The Digital Repository Project is most concerned with determining the functionality of the repository, scope of the metadata, standards to be applied, and differentiation of the intellectual and the physical and technical form of the records. As with the Cedars Project, a two-track approach is being taken. One track will build a small repository to preserve simple records in a stand-alone environment implemented by the National Archives. The other track will develop a testbed and experimental framework for examining preservation strategies such as migration, emulation, and XML on electronic records acquired by applying the OAIS reference model (Hofman 1999).

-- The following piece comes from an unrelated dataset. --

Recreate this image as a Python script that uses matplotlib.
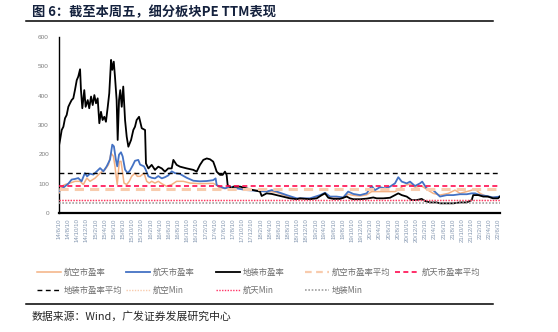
import matplotlib
matplotlib.use("Agg")
import matplotlib.pyplot as plt
from matplotlib.lines import Line2D
import pandas as pd

plt.rcParams['font.family'] = ['Noto Sans CJK SC', 'DejaVu Sans']

# ---------------- data ----------------
black_dates = ["2014-06-10","2014-06-17","2014-06-28","2014-07-09","2014-07-20","2014-07-31","2014-08-11","2014-08-22","2014-09-02","2014-09-13",
               "2014-09-24","2014-10-06","2014-10-16","2014-10-28","2014-11-03","2014-11-12","2014-11-25","2014-12-04","2014-12-18","2014-12-28",
               "2015-01-09","2015-01-20","2015-01-31","2015-02-11","2015-02-22","2015-03-05","2015-03-16","2015-03-27","2015-04-07","2015-04-18",
               "2015-04-30","2015-05-10","2015-05-22","2015-05-30","2015-06-09","2015-06-17","2015-06-28","2015-07-05","2015-07-14","2015-07-22",
               "2015-08-01","2015-08-11","2015-08-23","2015-09-03","2015-09-14","2015-10-02","2015-10-17","2015-10-28","2015-11-08","2015-11-24",
               "2015-12-12","2016-01-03","2016-01-09","2016-01-25","2016-02-16","2016-03-09","2016-03-31","2016-04-23","2016-05-14","2016-06-05",
               "2016-06-28","2016-07-09","2016-07-31","2016-08-22","2016-10-06","2016-11-19","2016-12-11","2017-01-02","2017-01-24","2017-02-16",
               "2017-03-10","2017-03-31","2017-04-12","2017-04-23","2017-05-15","2017-06-02","2017-06-17","2017-06-28","2017-07-05","2017-07-20",
               "2017-08-01","2017-08-11","2017-09-25","2017-11-08","2017-12-22","2018-02-05","2018-02-16","2018-03-21","2018-04-24","2018-05-27",
               "2018-07-10","2018-08-23","2018-10-07","2018-10-29","2019-01-03","2019-02-17","2019-03-22","2019-04-13","2019-05-05","2019-06-07",
               "2019-07-22","2019-09-04","2019-09-26","2019-10-18","2019-12-02","2020-01-15","2020-02-28","2020-03-21","2020-05-05","2020-06-18",
               "2020-07-21","2020-08-12","2020-09-04","2020-10-07","2020-11-09","2020-12-12","2021-01-14","2021-02-06","2021-03-11","2021-04-24",
               "2021-05-16","2021-06-30","2021-08-13","2021-09-26","2021-11-10","2021-12-13","2021-12-23","2022-01-26","2022-02-28","2022-03-31",
               "2022-05-03","2022-06-06","2022-06-17"]
black_pe = [230,249,283,294,323,334,362,374,385,391,
            419,453,465,490,419,357,419,362,385,357,
            397,368,402,374,391,306,345,317,328,311,
            362,408,522,488,516,465,385,249,385,419,
            362,431,317,260,226,249,283,294,317,328,
            289,283,169,152,164,147,158,152,141,152,
            152,181,164,158,152,147,141,164,181,186,
            183,175,158,141,130,130,141,130,95,90,
            78,90,90,84,78,73,58,67,65,61,
            56,50,47,50,47,50,61,67,52,48,
            48,56,50,47,47,49,53,50,50,52,
            61,67,61,56,44,44,48,41,36,36,
            33,33,33,36,36,44,61,61,56,56,
            50,50,56]

blue_dates = ["2014-06-10","2014-06-28","2014-07-20","2014-08-11","2014-09-02","2014-09-24","2014-10-16","2014-11-07","2014-11-29","2014-12-14",
              "2015-01-02","2015-01-24","2015-02-16","2015-03-10","2015-04-01","2015-04-23","2015-05-15","2015-05-30","2015-06-10","2015-06-23",
              "2015-07-02","2015-07-14","2015-07-27","2015-08-07","2015-08-23","2015-09-09","2015-09-25","2015-10-13","2015-10-28","2015-11-19",
              "2015-12-01","2015-12-27","2016-01-07","2016-01-25","2016-02-16","2016-03-09","2016-03-31","2016-04-23","2016-05-14","2016-06-05",
              "2016-06-28","2016-07-20","2016-08-22","2016-10-06","2016-11-19","2017-01-02","2017-02-16","2017-03-31","2017-04-16","2017-04-23",
              "2017-05-15","2017-06-17","2017-07-20","2017-09-03","2017-11-08","2018-01-14","2018-03-21","2018-04-24","2018-05-27","2018-08-01",
              "2018-10-07","2018-10-29","2019-01-03","2019-03-11","2019-04-13","2019-05-16","2019-06-29","2019-08-12","2019-09-14","2019-10-18",
              "2019-12-02","2020-01-15","2020-02-17","2020-03-10","2020-04-12","2020-05-16","2020-06-18","2020-07-21","2020-08-12","2020-09-04",
              "2020-10-07","2020-10-29","2020-12-01","2021-01-03","2021-01-18","2021-02-16","2021-04-01","2021-05-16","2021-06-30","2021-08-13",
              "2021-09-26","2021-11-10","2021-12-13","2022-01-04","2022-02-06","2022-03-22","2022-05-03","2022-06-17"]
blue_pe = [74,82,91,100,114,116,119,108,136,125,
           134,131,142,153,142,159,182,233,227,182,
           159,199,207,193,148,136,145,162,178,181,
           165,159,148,125,120,118,126,118,122,128,
           142,136,133,120,110,108,109,112,118,95,
           90,84,90,84,78,76,73,78,73,61,
           50,50,50,61,69,56,56,53,73,65,
           61,67,92,78,88,84,90,101,122,107,
           101,107,92,101,107,84,78,56,61,61,
           64,64,67,67,61,58,53,56]

orange_dates = ["2014-06-10","2014-06-28","2014-07-20","2014-08-22","2014-09-24","2014-10-28","2014-11-19","2014-12-12","2015-01-02","2015-02-05",
                "2015-03-10","2015-04-12","2015-05-05","2015-05-22","2015-06-07","2015-06-17","2015-07-02","2015-07-16","2015-07-27","2015-08-07",
                "2015-08-16","2015-09-03","2015-09-20","2015-10-06","2015-10-28","2015-11-12","2015-12-01","2015-12-27","2016-01-14","2016-01-31",
                "2016-02-16","2016-03-09","2016-03-31","2016-04-23","2016-05-25","2016-06-28","2016-07-31","2016-09-13","2016-10-28","2017-01-02",
                "2017-03-31","2017-04-23","2017-05-15","2017-07-20","2017-09-03","2017-11-08","2018-01-14","2018-03-21","2018-05-27","2018-08-01",
                "2018-10-07","2018-10-29","2019-01-03","2019-03-11","2019-04-13","2019-05-16","2019-06-29","2019-08-12","2019-09-14","2019-10-18",
                "2019-12-02","2020-01-15","2020-02-17","2020-04-12","2020-06-18","2020-07-21","2020-08-19","2020-09-12","2020-10-29","2020-12-01",
                "2021-01-14","2021-02-16","2021-04-01","2021-05-16","2021-07-11","2021-08-24","2021-09-26","2021-11-10","2022-01-04","2022-02-06",
                "2022-03-22","2022-05-25","2022-06-17"]
orange_pe = [68,91,97,102,108,108,97,119,108,119,
             136,148,165,204,193,159,97,176,176,136,
             102,97,108,125,136,125,125,136,108,102,
             108,102,108,100,91,97,108,108,102,100,
             101,95,84,84,86,80,78,75,70,58,
             48,47,48,58,66,55,54,52,64,60,
             58,62,73,73,73,73,81,92,99,88,
             92,81,67,61,67,78,67,73,81,67,
             56,53,54]

# averages and minimums of each sector
avg_labels = ["航空市盈率平均", "航天市盈率平均", "地装市盈率平均"]
avg_values = [82, 92, 136]
min_labels = ["航空Min", "航天Min", "地装Min"]
min_values = [46, 44, 33]

series_labels = ["航空市盈率", "航天市盈率", "地装市盈率"]

y_ticks = [0, 100, 200, 300, 400, 500, 600]
x_tick_dates = pd.date_range("2014-06-01", "2022-06-01", freq="2MS") + pd.Timedelta(days=9)

# ---------------- styles ----------------
series_styles = [
    dict(color="#F4B183", lw=1.1, ls="-"),
    dict(color="#4472C4", lw=1.3, ls="-"),
    dict(color="#000000", lw=1.3, ls="-"),
]
avg_styles = [
    dict(color="#F8CBAD", lw=2.2, ls=(0, (3, 2))),
    dict(color="#FF0A4F", lw=1.2, ls=(0, (3, 2))),
    dict(color="#000000", lw=1.0, ls=(0, (3.5, 2.5))),
]
min_styles = [
    dict(color="#F8CBAD", lw=1.0, ls=(0, (1, 1))),
    dict(color="#FF3366", lw=1.0, ls=(0, (1, 1))),
    dict(color="#A0A0A0", lw=1.2, ls=(0, (1, 1))),
]

W, H = 558, 332
fig = plt.figure(figsize=(W / 100, H / 100), dpi=100)
ax = fig.add_axes([58.7 / W, 1 - 213 / H, (500 - 58.7) / W, 176 / H])

series = [(orange_dates, orange_pe), (blue_dates, blue_pe), (black_dates, black_pe)]
for (d, v), st in zip(series, series_styles):
    ax.plot(pd.to_datetime(d), v, color=st["color"], lw=st["lw"], ls=st["ls"], zorder=3)

for val, st in zip(avg_values, avg_styles):
    ax.axhline(val, color=st["color"], lw=st["lw"], ls=st["ls"], zorder=4)
for val, st in zip(min_values, min_styles):
    ax.axhline(val, color=st["color"], lw=st["lw"], ls=st["ls"], zorder=4)

ax.set_ylim(0, 600)
ax.set_xlim(pd.Timestamp("2014-06-08"), pd.Timestamp("2022-06-19"))
ax.set_yticks(y_ticks)
ax.set_yticklabels([str(t) for t in y_ticks], fontsize=4.6, color="#7F7F7F",
                   family="Liberation Sans")
ax.set_xticks(x_tick_dates)
ax.set_xticklabels([f"{d.year % 100}/{d.month}/10" for d in x_tick_dates],
                   rotation=90, fontsize=4.4, color="#8497B0", family="Liberation Sans")
ax.tick_params(axis="both", length=0)
ax.tick_params(axis="y", pad=7)
ax.tick_params(axis="x", pad=4)
for s in ["top", "right"]:
    ax.spines[s].set_visible(False)
ax.spines["left"].set_linewidth(1.0)
ax.spines["bottom"].set_linewidth(1.6)

# ---------------- legend ----------------
labels = series_labels + avg_labels + min_labels
styles = series_styles + avg_styles + min_styles
col_x = [37, 126, 216, 305, 395]
row_y = [272, 290]
for i, (lab, st) in enumerate(zip(labels, styles)):
    r, c = divmod(i, 5)
    x0, y0 = col_x[c], row_y[r]
    fig.add_artist(Line2D([x0 / W, (x0 + 24) / W], [1 - y0 / H, 1 - y0 / H],
                          transform=fig.transFigure, color=st["color"],
                          lw=min(st["lw"], 1.6), ls=st["ls"]))
    fig.text((x0 + 27) / W, 1 - y0 / H, lab, fontsize=6, color="#6F6F6F",
             va="center", ha="left")

# ---------------- title and source ----------------
fig.text(32 / W, 1 - 12 / H, "图 6：截至本周五，细分板块PE TTM表现", fontsize=9.5,
         fontweight="bold", color="#14213D", va="center", ha="left")
fig.add_artist(Line2D([26 / W, 493 / W], [1 - 21 / H, 1 - 21 / H],
                      transform=fig.transFigure, color="black", lw=1.1))
fig.add_artist(Line2D([26 / W, 493 / W], [1 - 304 / H, 1 - 304 / H],
                      transform=fig.transFigure, color="black", lw=1.1))
fig.text(32 / W, 1 - 317 / H, "数据来源：Wind，广发证券发展研究中心", fontsize=7.8,
         color="#262626", va="center", ha="left")

fig.savefig("out.png", dpi=100, facecolor="white")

Persistent Object Preservation

Persistent object preservation is a highly generic technological approach that has been developed jointly by the U.S. National Archives and Records Administration and the San Diego Supercomputer Center. This project is addressing the need of the National Archives to find efficient and fast methods for acquiring and preserving, in context, millions of files that can be applied to many types of records and that comply with archival principles. The approach focuses on storing the information objects that make up a collection and identifying their metadata attributes and behaviors that can be used to recreate the collection.

Like the Digital Repository Project, persistent object preservation is built around the OAIS reference model. It supports archival processes from accessioning through preservation and use, and it recognizes the importance of collection-based management. Persistent object preservation also exploits inherent hierarchical structures within records, predictable record forms, and dependencies between them. It is designed to be consistent, comprehensive, and independent of infrastructure (Rajasekar et al. 1999, Thibodeau 1999).